I believe it is administered in ovo, so would be a commercial flock vaccine only. But I am not 100% sure of that.Who would the vaccine be for? How and when would it be administered?
I have experience in the commercial poultry industry, and the only time broilers or layers are vaccinated is at hatch with either an in-ovo just before they are transferred to the hatcher, or sprayed with vaccine as they are packed into trucks to go to the farm. Vaccinating as chicks with one of these methods would be easy to integrate with existing systems. Any other vaccination time would take lots of time, labor (penning and catching), and people trained to vaccinate correctly.
If it would need to be injected, teams of people would have to be hired to vaccinate hundreds of thousands of birds a day to keep up with vaccinating every bird. I have vaccinated thousands of chicks (smaller scale university hatchery) that replace our breeder birds, and it takes a couple hours to vaccinate a couple hundred depending on how squirmy the chicks are.

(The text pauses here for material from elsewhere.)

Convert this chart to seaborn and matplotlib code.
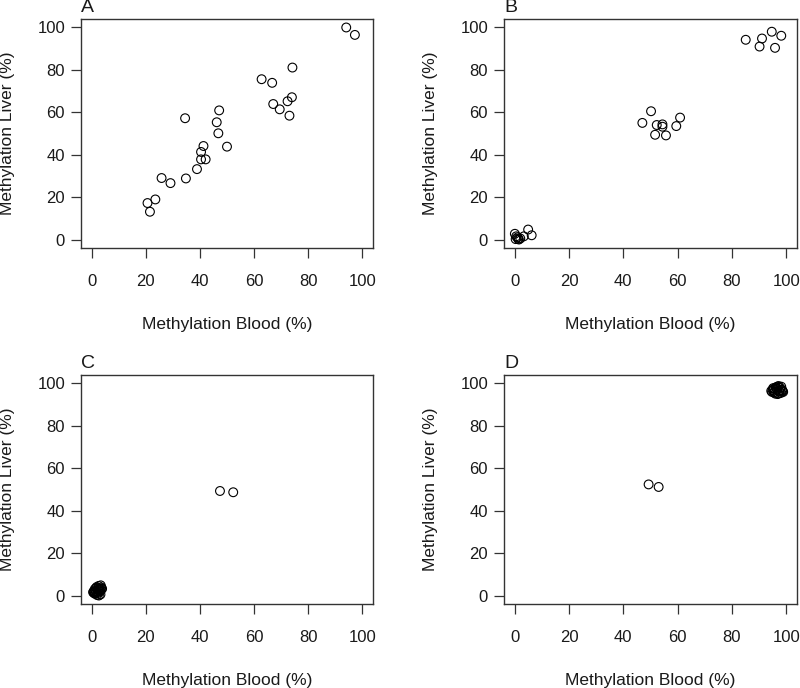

Would it need a booster vaccine? That would be a viable thing in a layer or broiler breeder operation, but not worth it for broilers since they don't live that long.
As others have stated, the flu mutates very quickly, and vaccines are only effective against a specific strain/mutation. If they can't find a quick way to change antigens from one strain to the other, it might not be worth it. Antigens can be shared between strains, though, so a vaccine for one strain could be partially effective against another strain.
It could be available to backyard flocks and smaller producers, but lots of those vaccine ampules are only available in dosages for hundreds of birds at a time, and expire after a certain amount of time being mixed with the injection medium, so it wouldn't help anything to save the extra vaccine mix.